Calculating distance. With a graph of the actual speed of the ball over time, it is possible to calculate the total distance the ball has traveled by calculating the area underneath the graph. In early versions of the prototype, we had speeds that could be 1 or 0. This meant the player could use a “slow down” and the speeds would be −1 or −2. The model would correctly have the character move backward on the line, demonstrating a negative speed. There was confusion, however, regarding whether the negative area on the graph should be added or subtracted from the total distance sum when calculating the distance. This can help lead to discussions around the difference between distance and displacement, as the decision of how one handles the area with a negative speed changes the quantity that the players obtain.
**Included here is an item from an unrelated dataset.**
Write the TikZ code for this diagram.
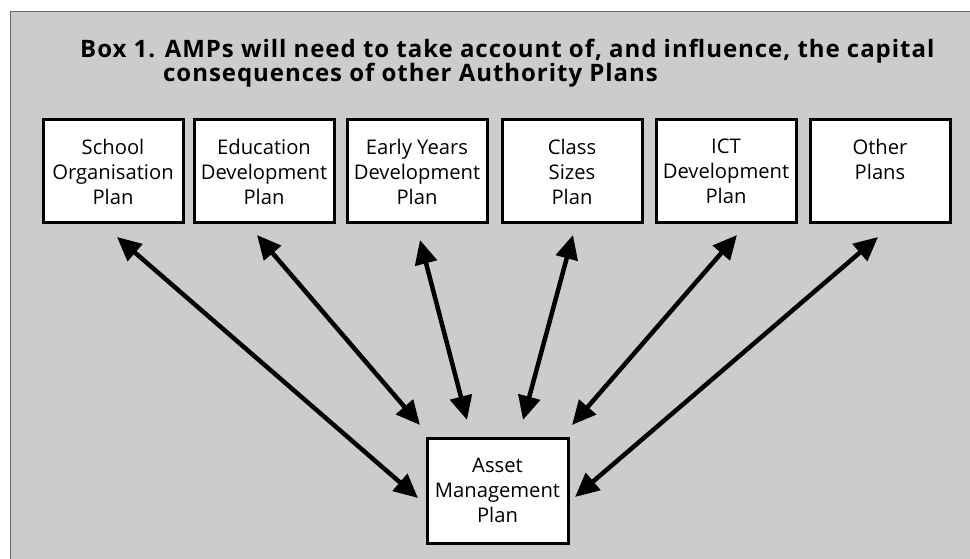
\documentclass[tikz,border=0pt]{standalone}
\usepackage{fontspec}
\setmainfont{Open Sans}
\usetikzlibrary{arrows.meta}
\begin{document}
\begin{tikzpicture}[x=1pt,y=-1pt,
  planbox/.style={draw=black,line width=3pt,fill=white,minimum width=140pt,minimum height=103pt,
    align=center,inner sep=0pt,font=\fontsize{20.2}{25}\selectfont},
  link/.style={line width=4.5pt,{Triangle[length=24pt,width=22pt]}-{Triangle[length=24pt,width=22pt]}},
  titletext/.style={font=\fontsize{24}{25}\selectfont\bfseries\addfontfeature{LetterSpace=4},inner sep=0pt}]
\useasboundingbox (0,0) rectangle (970,559);
\fill[black!20] (10,12) rectangle (970,559);
\draw[black!60,line width=1pt] (10,559) -- (10,12) -- (970,12);
\node[titletext,anchor=base west] (t1) at (80,58) {Box 1. AMPs will need to take account of, and influence, the capital};
\node[titletext,anchor=base west] (t2) at (163,82) {consequences of other Authority Plans};
\node[planbox] (b1) at (113,171.5) {School\\Organisation\\Plan};
\node[planbox] (b2) at (264,171.5) {Education\\Development\\Plan};
\node[planbox] (b3) at (417,171.5) {Early Years\\Development\\Plan};
\node[planbox] (b4) at (572,171.5) {Class\\Sizes\\Plan};
\node[planbox] (b5) at (726,171.5) {ICT\\Development\\Plan};
\node[planbox] (b6) at (880,171.5) {Other\\Plans\\\mbox{}};
\node[planbox,minimum width=141pt,minimum height=105pt] (amp) at (497.5,490.5) {Asset\\Management\\Plan};
\coordinate (u1) at (117,237); \coordinate (d1) at (418,498);
\coordinate (u2) at (257,235); \coordinate (d2) at (420,425);
\coordinate (u3) at (420,240); \coordinate (d3) at (467,420);
\coordinate (u4) at (573,235); \coordinate (d4) at (523,420);
\coordinate (u5) at (737,235); \coordinate (d5) at (572,425);
\coordinate (u6) at (878,237); \coordinate (d6) at (575,497);
\foreach \i in {1,...,6} {\draw[link] (u\i) -- (d\i);}
\end{tikzpicture}
\end{document}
Programming the distance. After the students determined the distance that the ball traveled through calculating the area underneath the combined graph, we had the players program a short script in Gameblox to programmatically determine the distance covered. Since d = vt, and t = 1 for every step, the equation simplifies to d = v, so each player needs to add the speed that the ball is traveling every time his or her script is triggered. By doing this, each player can calculate how far the ball traveled from their screen. By adding the distances from both players, they are able to see the total distance the ball has traveled. If the players are then asked about how to calculate the displacement, they would need to take the absolute value of the speed. Below is an example of a solution that has two “slow downs” and calculates the distance traveled (Figure 15).

4.2.5. Simplifying the experience

Finding the solution to the original problem we proposed took too long for all of our original testing teams and was discouraging to some teams. In order to create an easier on-ramp to the activity, we created a “Level 0,” which helps the students understand the mechanics of the problem though an easier set of graphs as shown in Figure 16.

The graphs are notable not only for having constant speed but also for having speeds that are two and above. Speeds that are two and greater mean that if a player uses a “Slow down,” then the speed will not be negative, which will eliminate possible confusion when calculating distance. Students would go through the entire process of the game with these simpler graphs (finding a solution, programming the solution, creating a combined speed graph, calculating the distance, and programming the distance), before doing the same activity with the more complex graphs.

4.2.6. Next steps for the kinematics prototype

Our sense is that the current structure of this prototype potentially focuses more heavily on a specific solution than we might like. Another related perspective on designing games for science education is the constructible authentic representations (CARs) perspective [25]. CARs is highly related to the DIG perspective in that CARs focuses on (a) meaningful construction, (b) conceptually integrated primitives, and (c) authentic representations. One aspect that the CAR perspective emphasizes very heavily is the “sandbox” aspects of the game, in the sense of incentivizing more open-ended experimentation, than sometimes results in DIGs, where the puzzles at the heart of a level or game can be more focused. We would like for future versions of this prototype to be more “CARs-like” and we will explore structures that incentivize open-ended exploration to a greater degree than in the current prototype, and structures that may feel more game-like than the current prototype.